Task requirements –
Copy exactly, and only, the lines below from the first through the one containing "return [time[i], y];", both included; pictures are omitted.

─── Raw data

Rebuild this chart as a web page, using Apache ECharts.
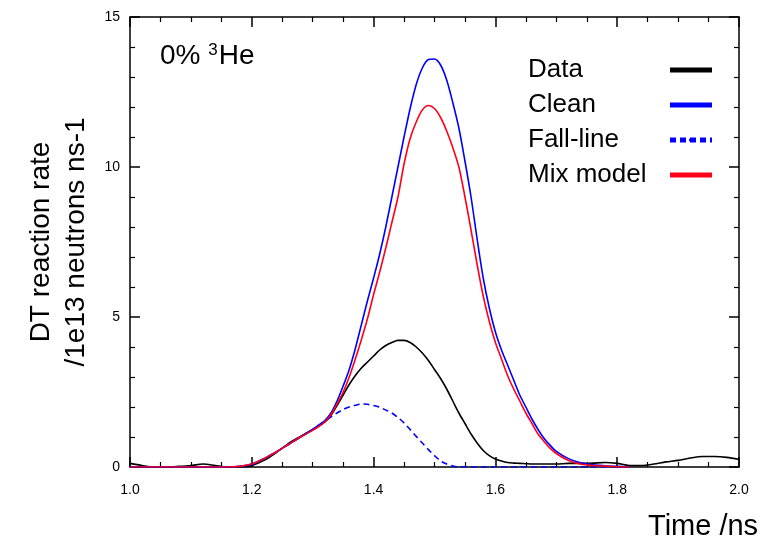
<!DOCTYPE html>
<html>
<head>
<meta charset="utf-8">
<script src="https://cdn.jsdelivr.net/npm/echarts@6/dist/echarts.min.js"></script>
<style>html,body{margin:0;padding:0;background:#fff;overflow:hidden}#c{width:769px;height:541px}</style>
</head>
<body>
<div id="c"></div>
<script>
// Time grid (ns)
var time = [1.00,1.02,1.04,1.06,1.08,1.10,1.12,1.14,1.16,1.18,1.20,1.22,1.24,1.26,1.28,
  1.30,1.31,1.32,1.33,1.34,1.35,1.36,1.37,1.38,1.39,1.40,1.41,1.42,1.43,1.44,1.45,1.46,1.47,1.48,1.49,
  1.50,1.51,1.52,1.53,1.54,1.55,1.56,1.57,1.58,1.59,1.60,1.61,1.62,1.63,1.64,1.65,1.66,1.67,1.68,1.69,1.70,
  1.72,1.74,1.76,1.78,1.80,1.82,1.84,1.86,1.88,1.90,1.92,1.94,1.96,1.98,2.00];
// DT reaction rate (1e13 neutrons/ns)
var dataRate = [0.12,0.05,0.0,0.0,0.02,0.05,0.1,0.05,0.0,0.0,0.05,0.22,0.48,0.78,1.02,
  1.25,1.37,1.5,1.72,2.05,2.4,2.75,3.05,3.3,3.5,3.7,3.9,4.05,4.15,4.22,4.22,4.15,4.0,3.8,3.55,
  3.25,2.95,2.6,2.2,1.8,1.45,1.1,0.8,0.55,0.38,0.27,0.2,0.15,0.13,0.12,0.11,0.1,0.1,0.1,0.1,0.1,
  0.12,0.12,0.13,0.15,0.12,0.05,0.05,0.1,0.17,0.22,0.3,0.35,0.35,0.32,0.25];
var cleanRate = [0,0,0,0,0,0,0,0,0,0.02,0.1,0.28,0.5,0.75,1.0,
  1.25,1.4,1.55,1.8,2.2,2.7,3.25,3.95,4.75,5.55,6.3,7.1,8.0,9.0,10.0,11.0,11.95,12.75,13.3,13.58,
  13.6,13.4,12.9,12.15,11.3,10.2,9.0,7.6,6.3,5.3,4.5,3.9,3.4,2.9,2.4,2.0,1.6,1.25,0.95,0.72,0.52,
  0.28,0.14,0.07,0.04,0.02,0.0];
var fallRate = [0,0,0,0,0,0,0,0,0,0.02,0.08,0.28,0.5,0.75,1.0,
  1.25,1.38,1.52,1.67,1.8,1.92,2.0,2.06,2.1,2.09,2.05,1.99,1.9,1.8,1.65,1.47,1.25,1.02,0.8,0.58,
  0.38,0.2,0.1,0.03,0,0,0,0,0,0,0,0,0,0,0,0,0,0,0,0,0,
  0,0,0,0,0,0];
var mixRate = [0,0,0,0,0,0,0,0,0,0.02,0.1,0.28,0.5,0.75,1.0,
  1.22,1.35,1.5,1.75,2.1,2.5,3.0,3.6,4.25,4.95,5.75,6.5,7.3,8.15,9.0,10.1,10.95,11.5,11.9,12.05,
  11.95,11.65,11.2,10.65,10.0,9.0,7.9,6.75,5.7,4.85,4.15,3.6,3.05,2.6,2.2,1.8,1.45,1.1,0.85,0.62,0.45,
  0.22,0.1,0.05,0.03,0.01,0.0];
var xTicks = ['1.0','1.2','1.4','1.6','1.8','2.0'];
var yTicks = ['0','5','10','15'];
var seriesNames = ['Data','Clean','Fall-line','Mix model'];

function pairs(v){ return v.map(function(y,i){ return [time[i], y]; }); }

var chart = echarts.init(document.getElementById('c'));
var FONT = 'Liberation Sans, Arial, sans-serif';
function xAxisDef(pos, labels){
  return {
    type:'value', position:pos, min:1, max:2, interval:0.2,
    axisLine:{show:true, onZero:false, lineStyle:{color:'#000', width:1.5}},
    axisTick:{show:true, inside:true, length:10, lineStyle:{color:'#000', width:1.5}},
    minorTick:{show:true, splitNumber:4, length:5, lineStyle:{color:'#000', width:1.2}},
    splitLine:{show:false},
    axisLabel:{show:labels, color:'#000', fontSize:14, fontFamily:FONT, margin:16,
      formatter:function(v){ var s=v.toFixed(1); return xTicks.indexOf(s)>=0 ? s : ''; }}
  };
}
function yAxisDef(pos, labels){
  return {
    type:'value', position:pos, min:0, max:15, interval:5,
    axisLine:{show:true, onZero:false, lineStyle:{color:'#000', width:1.5}},
    axisTick:{show:true, inside:true, length:10, lineStyle:{color:'#000', width:1.5}},
    minorTick:{show:true, splitNumber:5, length:5, lineStyle:{color:'#000', width:1.2}},
    splitLine:{show:false},
    axisLabel:{show:labels, color:'#000', fontSize:14, fontFamily:FONT, margin:10,
      formatter:function(v){ var s=String(v); return yTicks.indexOf(s)>=0 ? s : ''; }}
  };
}
var xb = xAxisDef('bottom', true);
xb.name = 'Time /ns';
xb.nameLocation = 'end';
xb.nameGap = -91;
xb.nameTextStyle = {color:'#000', fontSize:29, fontFamily:FONT, align:'left', verticalAlign:'top', padding:[45,0,0,0]};
var xt = xAxisDef('top', false);
var yl = yAxisDef('left', true);
yl.name = 'DT reaction rate\n/1e13 neutrons ns-1';
yl.nameLocation = 'middle';
yl.nameRotate = 90;
yl.nameGap = 27;
yl.nameTextStyle = {color:'#000', fontSize:28, fontFamily:FONT, lineHeight:35};
var yr = yAxisDef('right', false);

var colors = ['#000000','#0000ff','#0000ff','#ff0018'];
var values = [dataRate, cleanRate, fallRate, mixRate];
var series = seriesNames.map(function(n,i){
  return {
    name:n, type:'line', xAxisIndex:0, yAxisIndex:0, data:pairs(values[i]),
    symbol:'none', smooth:0.3, clip:true,
    lineStyle:{color:colors[i], width:1.6, type: i===2 ? [6,4] : 'solid'},
    itemStyle:{color:colors[i]},
    emphasis:{disabled:true}, animation:false
  };
});

chart.setOption({
  animation:false,
  backgroundColor:'#fff',
  title:{
    text:'0% {s|3}He', left:155, top:37,
    textStyle:{color:'#000', fontSize:28, fontWeight:'normal', fontFamily:FONT,
      rich:{s:{fontSize:17, fontFamily:FONT, color:'#000', verticalAlign:'top', padding:[0,1,0,0]}}}
  },
  legend:{
    orient:'vertical', left:523, top:50, align:'right', itemGap:5,
    itemWidth:42, itemHeight:5,
    data: seriesNames,
    lineStyle:{width:5},
    formatter:function(n){ return '{a|' + n + '}'; },
    textStyle:{color:'#000', fontSize:26, fontFamily:FONT, lineHeight:30,
      rich:{a:{width:137, align:'left', color:'#000', fontSize:26, fontFamily:FONT, lineHeight:30}}},
    selectedMode:false
  },
  grid:{left:130, right:30, top:17, bottom:74, containLabel:false, outerBoundsMode:'none'},
  xAxis:[xb, xt],
  yAxis:[yl, yr],
  series:series
});
</script>
</body>
</html>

──────

Task response –
Rebuild this chart as a web page, using Apache ECharts.
<!DOCTYPE html>
<html>
<head>
<meta charset="utf-8">
<script src="https://cdn.jsdelivr.net/npm/echarts@6/dist/echarts.min.js"></script>
<style>html,body{margin:0;padding:0;background:#fff;overflow:hidden}#c{width:769px;height:541px}</style>
</head>
<body>
<div id="c"></div>
<script>
// Time grid (ns)
var time = [1.00,1.02,1.04,1.06,1.08,1.10,1.12,1.14,1.16,1.18,1.20,1.22,1.24,1.26,1.28,
  1.30,1.31,1.32,1.33,1.34,1.35,1.36,1.37,1.38,1.39,1.40,1.41,1.42,1.43,1.44,1.45,1.46,1.47,1.48,1.49,
  1.50,1.51,1.52,1.53,1.54,1.55,1.56,1.57,1.58,1.59,1.60,1.61,1.62,1.63,1.64,1.65,1.66,1.67,1.68,1.69,1.70,
  1.72,1.74,1.76,1.78,1.80,1.82,1.84,1.86,1.88,1.90,1.92,1.94,1.96,1.98,2.00];
// DT reaction rate (1e13 neutrons/ns)
var dataRate = [0.12,0.05,0.0,0.0,0.02,0.05,0.1,0.05,0.0,0.0,0.05,0.22,0.48,0.78,1.02,
  1.25,1.37,1.5,1.72,2.05,2.4,2.75,3.05,3.3,3.5,3.7,3.9,4.05,4.15,4.22,4.22,4.15,4.0,3.8,3.55,
  3.25,2.95,2.6,2.2,1.8,1.45,1.1,0.8,0.55,0.38,0.27,0.2,0.15,0.13,0.12,0.11,0.1,0.1,0.1,0.1,0.1,
  0.12,0.12,0.13,0.15,0.12,0.05,0.05,0.1,0.17,0.22,0.3,0.35,0.35,0.32,0.25];
var cleanRate = [0,0,0,0,0,0,0,0,0,0.02,0.1,0.28,0.5,0.75,1.0,
  1.25,1.4,1.55,1.8,2.2,2.7,3.25,3.95,4.75,5.55,6.3,7.1,8.0,9.0,10.0,11.0,11.95,12.75,13.3,13.58,
  13.6,13.4,12.9,12.15,11.3,10.2,9.0,7.6,6.3,5.3,4.5,3.9,3.4,2.9,2.4,2.0,1.6,1.25,0.95,0.72,0.52,
  0.28,0.14,0.07,0.04,0.02,0.0];
var fallRate = [0,0,0,0,0,0,0,0,0,0.02,0.08,0.28,0.5,0.75,1.0,
  1.25,1.38,1.52,1.67,1.8,1.92,2.0,2.06,2.1,2.09,2.05,1.99,1.9,1.8,1.65,1.47,1.25,1.02,0.8,0.58,
  0.38,0.2,0.1,0.03,0,0,0,0,0,0,0,0,0,0,0,0,0,0,0,0,0,
  0,0,0,0,0,0];
var mixRate = [0,0,0,0,0,0,0,0,0,0.02,0.1,0.28,0.5,0.75,1.0,
  1.22,1.35,1.5,1.75,2.1,2.5,3.0,3.6,4.25,4.95,5.75,6.5,7.3,8.15,9.0,10.1,10.95,11.5,11.9,12.05,
  11.95,11.65,11.2,10.65,10.0,9.0,7.9,6.75,5.7,4.85,4.15,3.6,3.05,2.6,2.2,1.8,1.45,1.1,0.85,0.62,0.45,
  0.22,0.1,0.05,0.03,0.01,0.0];
var xTicks = ['1.0','1.2','1.4','1.6','1.8','2.0'];
var yTicks = ['0','5','10','15'];
var seriesNames = ['Data','Clean','Fall-line','Mix model'];

function pairs(v){ return v.map(function(y,i){ return [time[i], y]; }); }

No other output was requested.